Spośród ponad dwóch tysięcy zabytków odkrytych w trakcie badań w latach 2014-15, prawie 30 % zostało znalezionych w warstwie ornej nad obiektami, co świadczy o stopniu zniszczenia obiektów w tej części stanowiska w górnej, przypowierzchniowej części.


Na terenie osady zawichojskiej nie odkryto do tej pory śladów domostw. Zapewne były to konstrukcje naziemne i ślady po nich nie zachowały się. Z badań na innych terenach wiadomo, że społeczność kultury pucharów lejkowatych zamieszkiwała przeważnie niewielkie domy słupowe na planie prostokąta, naziemne lub częściowo zagłębione w ziemię, o powierzchni ok. 10-20 m², choć spotykane są też duże domy o wymiarach kilkanaście na kilka metrów.

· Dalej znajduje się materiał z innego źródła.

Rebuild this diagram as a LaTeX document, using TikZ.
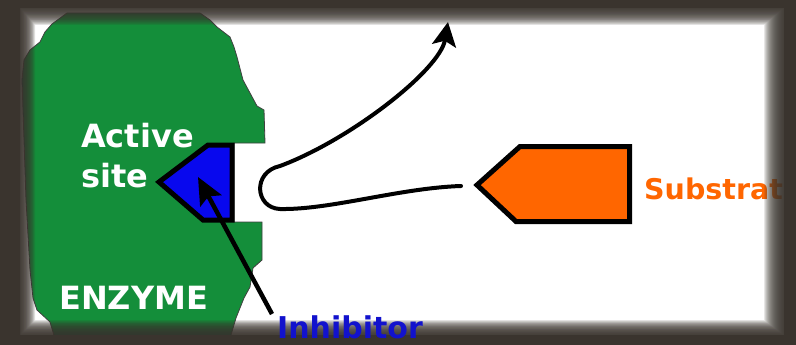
\documentclass[tikz,border=0pt]{standalone}
\usepackage{fontspec}
\setmainfont{DejaVu Sans}
\usetikzlibrary{arrows.meta}
\definecolor{enzymegreen}{RGB}{20,142,58}
\definecolor{siteblue}{RGB}{8,8,238}
\definecolor{substrateorange}{RGB}{255,102,0}
\definecolor{framebrown}{RGB}{58,52,46}
\definecolor{inhibblue}{RGB}{18,18,205}
\begin{document}
\begin{tikzpicture}[x=1pt,y=-1pt,
  lbl/.style={font=\bfseries\fontsize{32}{40}\selectfont, inner sep=0pt, anchor=base west},
  outlined/.style={draw=black, line width=5pt, line join=miter},
  pointer/.style={draw=black, line width=4.5pt}]
\useasboundingbox (0,0) rectangle (796,345);
\fill[white] (0,0) rectangle (796,345);

% enzyme body with the notch of the active site
\draw[fill=enzymegreen, draw=black!75, line width=0.8pt]
  (67,13) -- (200,13) -- (210,20) -- (217,27) -- (230,37) -- (234,47) -- (237,57)
  -- (243,80) -- (250,93) -- (257,106) -- (264,110) -- (265,143) -- (234,143)
  -- (234,222) -- (262,222) -- (262,260) -- (253,268) -- (250,287) -- (244,298)
  -- (236,318) -- (228,345) -- (57,345) -- (50,322) -- (37,310) -- (33,298)
  -- (30,270) -- (26,200) -- (22,80) -- (24,60) -- (30,50) -- (40,42)
  -- (45,32) -- (52,24) -- cycle;

% active site occupied by the inhibitor
\draw[outlined, fill=siteblue]
  (159,182) -- (208,145) -- (232,145) -- (232,220) -- (203,220) -- cycle;

% substrate block
\draw[outlined, fill=substrateorange]
  (477,185) -- (520,146.5) -- (629.5,146.5) -- (629.5,221.5) -- (516,221.5) -- cycle;

% labels (the base anchor of a two-line node sits on its last line)
\node[lbl, text=white, align=left] (site) at (81,187) {Active\\site};
\node[lbl, text=white] (enzyme) at (59,309) {ENZYME};
\node[lbl, text=substrateorange, font=\bfseries\fontsize{28.5}{34}\selectfont] (substrate) at (644,199) {Substrate};

% path of the substrate turned away from the blocked site
\coordinate (turnstart) at (461,186);
\coordinate (turnend) at (448,22);
\draw[pointer, line width=4pt, line cap=round, -{Stealth[length=24pt,width=24pt,inset=5pt]}]
  (turnstart) .. controls (400,188) and (330,210) .. (280,209)
  .. controls (255,208) and (252,172) .. (280,166)
  .. controls (350,140) and (440,70) .. (turnend);

% dark frame: solid outer ring, then stacked translucent rings for a soft inner edge
\fill[framebrown, even odd rule] (0,0) rectangle (796,345) (20,8) rectangle (784,335);
\foreach \i in {1,...,20} {
  \pgfmathsetmacro\t{\i/20}
  \fill[framebrown, opacity=0.12, even odd rule]
    (0,0) rectangle (796,345)
    (20+15*\t, 8+17*\t) rectangle (784-20*\t, 335-15*\t);
}

% inhibitor label and its pointer, over the frame edge
\node[lbl, text=inhibblue, font=\bfseries\fontsize{30}{36}\selectfont] (inhibitor) at (277,338) {Inhibitor};
\coordinate (inhtail) at (272,314);
\coordinate (inhtip) at (198,177);
\draw[pointer, -{Stealth[length=27pt,width=24pt,inset=5pt]}] (inhtail) -- (inhtip);
\end{tikzpicture}
\end{document}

Ratownicze badania wykopaliskowe w Zawichoście-Podgórzu w latach 2014-15 zostały przeprowadzone przez Monikę Bajkę z Muzeum Okręgowego w Sandomierzu we współpracy z Klubem Przyjaciół Archeologii Ziemi Sandomierskiej. Brali w nich udział wolontariusze, głównie członkowie Klubu oraz studenci z Instytutu Archeologii UMCS w Lublinie.


Badania w 2015 roku zostały przeprowadzone dzięki dofinansowaniu ze środków Świętokrzyskiego Wojewódzkiego Konserwatora Zabytków w Kielcach.